Il califfo Abu Bakr al Baghdadi, leader del gruppo dello Stato islamico, ha lanciato un appello ai suoi combattenti affinché “mantengano” il controllo di Mosul,
roccaforte dell’Isis nel Nord dell’Iraq.
Nel suo primo messaggio del 2016, diffuso da al Furqan, media vicino ai jihadisti, una voce presentata come quella di al Baghdadi ha chiesto ai
combattenti – che a Mosul sarebbero fra 3.000 e 5.000 – di “non ripiegare” di fronte all’avanzata dei militari curdi e iracheni.
“Tenere le posizioni con onore è mille volte più facile che ritirarsi con vergogna”, ha sostenuto il capo dell’Isis, le cui condizioni di salute sono oggetto di speculazioni. Secondo l’intelligence curda, al Baghdadi si troverebbe ancora in città e la sua morte significherebbe la fine dello Stato Islamico (Isis),
proclamato proprio dalla moschea principale del capoluogo iracheno nell’estate del 2014.

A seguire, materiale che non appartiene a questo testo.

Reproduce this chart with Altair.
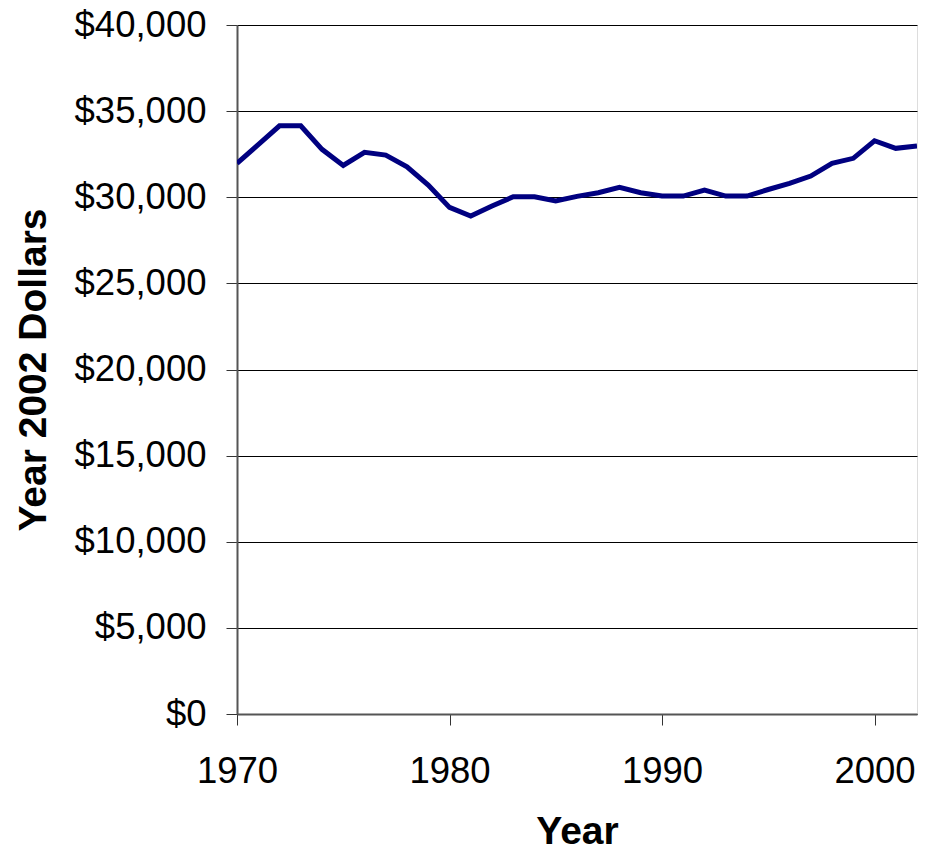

Il messaggio è stato intitolato “Ciò che Dio e il suo Messaggero ci hanno promesso”: secondo gli esperti del movimento jihadista, la voce registrata sarebbe proprio del califfo. Al Baghdadi
incita i suoi sostenitori a compiere attacchi in Arabia saudita e in Turchia, un paese – quest’ultimo – che ha dispiegato le sue truppe in una base vicino Mosul e che vuole giocare un ruolo
nell’offensiva contro la città irachena.
Sul piano interno, invece, tentando di inasprire le tensioni settarie, al Baghdadi ha accusato i responsabili politici iracheni sunniti di “tradimento”.